> Request
Pictures excluded, reproduce exactly the lines below from the one with "Reproduce this screenshot" through the one with "</body></html>", both included.

-- start of Records for this task --

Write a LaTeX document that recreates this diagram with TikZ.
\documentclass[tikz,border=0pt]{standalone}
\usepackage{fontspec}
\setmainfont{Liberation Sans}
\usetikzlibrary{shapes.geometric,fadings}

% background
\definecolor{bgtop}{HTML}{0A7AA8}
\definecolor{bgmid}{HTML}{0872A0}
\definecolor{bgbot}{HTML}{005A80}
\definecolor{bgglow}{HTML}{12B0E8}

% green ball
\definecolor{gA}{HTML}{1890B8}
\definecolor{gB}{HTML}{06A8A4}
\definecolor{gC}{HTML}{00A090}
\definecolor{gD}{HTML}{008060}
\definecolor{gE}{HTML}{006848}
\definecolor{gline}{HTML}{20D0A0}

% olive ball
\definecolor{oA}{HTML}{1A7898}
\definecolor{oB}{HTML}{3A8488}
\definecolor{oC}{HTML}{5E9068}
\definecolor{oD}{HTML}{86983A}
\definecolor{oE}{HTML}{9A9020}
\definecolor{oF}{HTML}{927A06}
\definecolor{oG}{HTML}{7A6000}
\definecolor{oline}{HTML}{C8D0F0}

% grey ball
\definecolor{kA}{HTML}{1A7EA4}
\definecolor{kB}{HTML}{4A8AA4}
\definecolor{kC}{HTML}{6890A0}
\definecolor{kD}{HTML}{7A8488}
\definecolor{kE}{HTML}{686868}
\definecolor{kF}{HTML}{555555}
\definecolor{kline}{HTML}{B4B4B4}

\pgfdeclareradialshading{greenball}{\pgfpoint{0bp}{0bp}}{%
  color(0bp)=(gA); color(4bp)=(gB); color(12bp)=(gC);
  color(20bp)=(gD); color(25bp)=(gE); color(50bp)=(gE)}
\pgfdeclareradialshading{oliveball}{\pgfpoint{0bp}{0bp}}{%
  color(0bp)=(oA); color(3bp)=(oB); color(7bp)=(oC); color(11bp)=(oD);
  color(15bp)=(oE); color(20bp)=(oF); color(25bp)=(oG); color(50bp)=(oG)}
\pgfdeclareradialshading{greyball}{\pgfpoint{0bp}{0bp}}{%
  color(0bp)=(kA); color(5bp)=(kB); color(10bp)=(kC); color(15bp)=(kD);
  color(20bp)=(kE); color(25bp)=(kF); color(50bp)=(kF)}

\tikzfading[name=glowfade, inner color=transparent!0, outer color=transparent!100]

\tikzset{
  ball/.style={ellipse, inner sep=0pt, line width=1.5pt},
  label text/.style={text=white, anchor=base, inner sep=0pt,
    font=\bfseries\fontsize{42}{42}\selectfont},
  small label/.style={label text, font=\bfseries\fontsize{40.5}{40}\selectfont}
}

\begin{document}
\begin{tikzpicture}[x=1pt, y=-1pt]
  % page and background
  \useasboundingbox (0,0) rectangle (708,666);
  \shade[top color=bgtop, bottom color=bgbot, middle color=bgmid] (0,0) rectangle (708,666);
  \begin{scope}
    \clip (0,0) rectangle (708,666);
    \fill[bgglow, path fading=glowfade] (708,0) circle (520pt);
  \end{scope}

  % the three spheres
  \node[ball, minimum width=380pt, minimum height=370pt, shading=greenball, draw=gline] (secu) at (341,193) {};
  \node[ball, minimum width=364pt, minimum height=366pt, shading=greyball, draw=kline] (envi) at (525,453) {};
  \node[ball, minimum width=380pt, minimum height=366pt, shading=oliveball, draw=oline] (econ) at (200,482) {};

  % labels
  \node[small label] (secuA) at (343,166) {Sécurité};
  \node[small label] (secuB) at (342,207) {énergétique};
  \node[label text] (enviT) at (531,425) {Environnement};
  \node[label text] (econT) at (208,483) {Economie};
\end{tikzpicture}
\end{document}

-- end of Records for this task --
-- start of Records for this task --

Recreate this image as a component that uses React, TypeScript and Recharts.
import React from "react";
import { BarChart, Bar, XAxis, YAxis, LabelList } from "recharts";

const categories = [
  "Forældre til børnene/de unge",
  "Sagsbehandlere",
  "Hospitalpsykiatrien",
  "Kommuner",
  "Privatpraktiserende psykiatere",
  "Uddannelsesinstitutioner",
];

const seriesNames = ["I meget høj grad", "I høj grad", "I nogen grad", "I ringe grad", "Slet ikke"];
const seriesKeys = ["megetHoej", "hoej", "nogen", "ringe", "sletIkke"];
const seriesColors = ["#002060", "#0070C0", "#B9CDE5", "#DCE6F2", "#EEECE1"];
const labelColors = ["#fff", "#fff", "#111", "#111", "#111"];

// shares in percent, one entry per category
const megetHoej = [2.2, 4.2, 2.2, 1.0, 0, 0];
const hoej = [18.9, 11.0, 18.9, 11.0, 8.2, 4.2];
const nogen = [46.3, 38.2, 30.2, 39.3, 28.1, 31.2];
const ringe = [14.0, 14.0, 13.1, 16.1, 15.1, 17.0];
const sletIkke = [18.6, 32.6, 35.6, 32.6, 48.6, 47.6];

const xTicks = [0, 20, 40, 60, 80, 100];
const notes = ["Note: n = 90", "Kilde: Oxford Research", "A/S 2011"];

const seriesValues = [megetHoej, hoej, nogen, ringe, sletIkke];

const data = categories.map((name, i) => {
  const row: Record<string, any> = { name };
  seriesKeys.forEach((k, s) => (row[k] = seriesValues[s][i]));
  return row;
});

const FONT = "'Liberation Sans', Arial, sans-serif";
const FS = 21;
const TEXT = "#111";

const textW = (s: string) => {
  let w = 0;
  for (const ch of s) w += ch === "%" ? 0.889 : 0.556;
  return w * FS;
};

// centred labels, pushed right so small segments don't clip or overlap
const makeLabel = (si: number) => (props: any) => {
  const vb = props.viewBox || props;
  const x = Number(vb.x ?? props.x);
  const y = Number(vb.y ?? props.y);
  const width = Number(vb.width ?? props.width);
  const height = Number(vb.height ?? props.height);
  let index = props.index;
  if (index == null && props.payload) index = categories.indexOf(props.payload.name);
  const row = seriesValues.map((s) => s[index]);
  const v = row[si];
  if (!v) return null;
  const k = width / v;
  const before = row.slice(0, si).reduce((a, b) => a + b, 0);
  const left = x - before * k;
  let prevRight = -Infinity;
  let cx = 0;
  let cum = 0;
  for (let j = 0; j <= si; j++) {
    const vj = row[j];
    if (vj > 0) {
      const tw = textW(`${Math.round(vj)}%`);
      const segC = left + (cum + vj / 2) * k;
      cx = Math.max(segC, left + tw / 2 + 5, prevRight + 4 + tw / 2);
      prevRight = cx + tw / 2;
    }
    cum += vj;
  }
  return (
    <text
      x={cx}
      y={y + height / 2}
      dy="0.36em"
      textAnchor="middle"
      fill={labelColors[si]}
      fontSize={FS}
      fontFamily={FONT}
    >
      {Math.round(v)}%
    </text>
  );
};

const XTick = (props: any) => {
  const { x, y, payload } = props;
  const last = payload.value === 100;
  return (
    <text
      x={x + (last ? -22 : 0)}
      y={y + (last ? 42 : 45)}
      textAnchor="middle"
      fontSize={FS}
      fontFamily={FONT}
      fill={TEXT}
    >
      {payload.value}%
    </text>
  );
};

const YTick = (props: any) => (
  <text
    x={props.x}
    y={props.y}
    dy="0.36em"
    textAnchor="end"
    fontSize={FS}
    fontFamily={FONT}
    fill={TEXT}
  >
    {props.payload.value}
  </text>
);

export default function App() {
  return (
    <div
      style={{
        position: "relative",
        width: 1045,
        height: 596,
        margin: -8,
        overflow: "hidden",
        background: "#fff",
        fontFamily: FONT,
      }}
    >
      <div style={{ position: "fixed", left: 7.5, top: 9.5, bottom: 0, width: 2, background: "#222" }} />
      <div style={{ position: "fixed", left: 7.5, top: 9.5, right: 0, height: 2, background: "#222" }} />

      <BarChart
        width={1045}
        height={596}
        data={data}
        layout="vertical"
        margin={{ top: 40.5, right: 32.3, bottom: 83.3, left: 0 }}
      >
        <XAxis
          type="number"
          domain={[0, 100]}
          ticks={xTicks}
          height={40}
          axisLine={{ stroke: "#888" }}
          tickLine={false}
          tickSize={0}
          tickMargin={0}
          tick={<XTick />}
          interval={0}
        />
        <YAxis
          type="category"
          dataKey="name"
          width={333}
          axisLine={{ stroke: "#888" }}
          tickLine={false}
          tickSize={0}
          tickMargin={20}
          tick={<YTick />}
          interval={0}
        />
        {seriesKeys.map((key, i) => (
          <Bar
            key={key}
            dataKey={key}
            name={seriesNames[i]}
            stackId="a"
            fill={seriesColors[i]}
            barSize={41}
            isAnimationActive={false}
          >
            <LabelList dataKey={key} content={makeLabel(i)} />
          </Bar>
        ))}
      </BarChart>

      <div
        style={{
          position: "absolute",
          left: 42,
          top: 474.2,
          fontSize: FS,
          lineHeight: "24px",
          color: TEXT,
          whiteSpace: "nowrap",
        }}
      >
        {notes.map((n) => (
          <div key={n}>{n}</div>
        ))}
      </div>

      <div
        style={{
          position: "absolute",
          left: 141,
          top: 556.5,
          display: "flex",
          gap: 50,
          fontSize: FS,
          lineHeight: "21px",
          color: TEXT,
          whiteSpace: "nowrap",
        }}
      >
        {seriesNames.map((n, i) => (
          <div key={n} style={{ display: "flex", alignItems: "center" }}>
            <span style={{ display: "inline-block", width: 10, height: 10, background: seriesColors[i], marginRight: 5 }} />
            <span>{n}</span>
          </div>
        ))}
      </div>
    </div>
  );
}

-- end of Records for this task --
-- start of Records for this task --

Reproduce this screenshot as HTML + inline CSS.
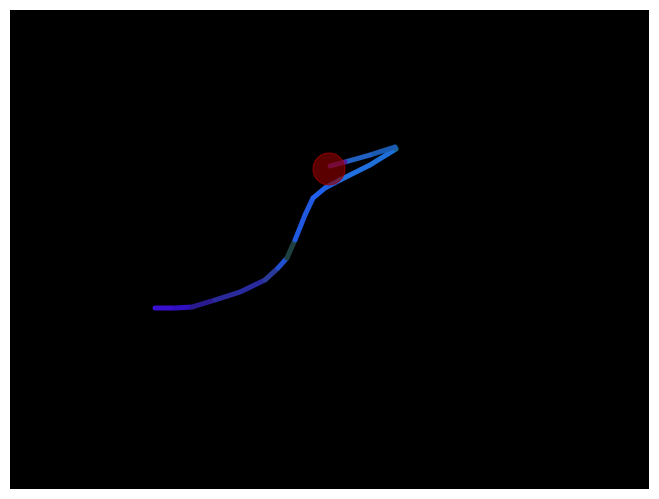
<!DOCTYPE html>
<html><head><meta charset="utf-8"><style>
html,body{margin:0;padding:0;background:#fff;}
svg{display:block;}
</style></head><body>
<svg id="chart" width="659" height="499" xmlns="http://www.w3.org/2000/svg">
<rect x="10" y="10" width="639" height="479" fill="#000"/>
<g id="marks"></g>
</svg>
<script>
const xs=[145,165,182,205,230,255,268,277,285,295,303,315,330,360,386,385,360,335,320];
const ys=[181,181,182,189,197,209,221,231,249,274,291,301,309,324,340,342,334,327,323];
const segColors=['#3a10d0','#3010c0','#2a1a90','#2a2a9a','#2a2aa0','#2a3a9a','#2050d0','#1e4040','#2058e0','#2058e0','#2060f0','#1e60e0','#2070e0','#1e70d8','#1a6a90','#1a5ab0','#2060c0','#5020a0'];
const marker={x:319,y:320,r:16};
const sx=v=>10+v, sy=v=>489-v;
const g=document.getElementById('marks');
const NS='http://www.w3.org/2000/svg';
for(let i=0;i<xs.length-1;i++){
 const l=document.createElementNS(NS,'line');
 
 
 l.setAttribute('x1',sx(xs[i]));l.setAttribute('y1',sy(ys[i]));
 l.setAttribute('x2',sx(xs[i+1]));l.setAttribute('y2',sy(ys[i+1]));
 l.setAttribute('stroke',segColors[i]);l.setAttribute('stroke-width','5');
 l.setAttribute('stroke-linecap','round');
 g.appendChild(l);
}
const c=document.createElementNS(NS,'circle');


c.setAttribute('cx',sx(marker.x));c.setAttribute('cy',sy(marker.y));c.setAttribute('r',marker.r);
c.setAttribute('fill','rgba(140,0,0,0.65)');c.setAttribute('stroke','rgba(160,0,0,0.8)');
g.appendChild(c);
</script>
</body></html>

-- end of Records for this task --

> Output of the task
Reproduce this screenshot as HTML + inline CSS.
<!DOCTYPE html>
<html><head><meta charset="utf-8"><style>
html,body{margin:0;padding:0;background:#fff;}
svg{display:block;}
</style></head><body>
<svg id="chart" width="659" height="499" xmlns="http://www.w3.org/2000/svg">
<rect x="10" y="10" width="639" height="479" fill="#000"/>
<g id="marks"></g>
</svg>
<script>
const xs=[145,165,182,205,230,255,268,277,285,295,303,315,330,360,386,385,360,335,320];
const ys=[181,181,182,189,197,209,221,231,249,274,291,301,309,324,340,342,334,327,323];
const segColors=['#3a10d0','#3010c0','#2a1a90','#2a2a9a','#2a2aa0','#2a3a9a','#2050d0','#1e4040','#2058e0','#2058e0','#2060f0','#1e60e0','#2070e0','#1e70d8','#1a6a90','#1a5ab0','#2060c0','#5020a0'];
const marker={x:319,y:320,r:16};
const sx=v=>10+v, sy=v=>489-v;
const g=document.getElementById('marks');
const NS='http://www.w3.org/2000/svg';
for(let i=0;i<xs.length-1;i++){
 const l=document.createElementNS(NS,'line');
 
 
 l.setAttribute('x1',sx(xs[i]));l.setAttribute('y1',sy(ys[i]));
 l.setAttribute('x2',sx(xs[i+1]));l.setAttribute('y2',sy(ys[i+1]));
 l.setAttribute('stroke',segColors[i]);l.setAttribute('stroke-width','5');
 l.setAttribute('stroke-linecap','round');
 g.appendChild(l);
}
const c=document.createElementNS(NS,'circle');


c.setAttribute('cx',sx(marker.x));c.setAttribute('cy',sy(marker.y));c.setAttribute('r',marker.r);
c.setAttribute('fill','rgba(140,0,0,0.65)');c.setAttribute('stroke','rgba(160,0,0,0.8)');
g.appendChild(c);
</script>
</body></html>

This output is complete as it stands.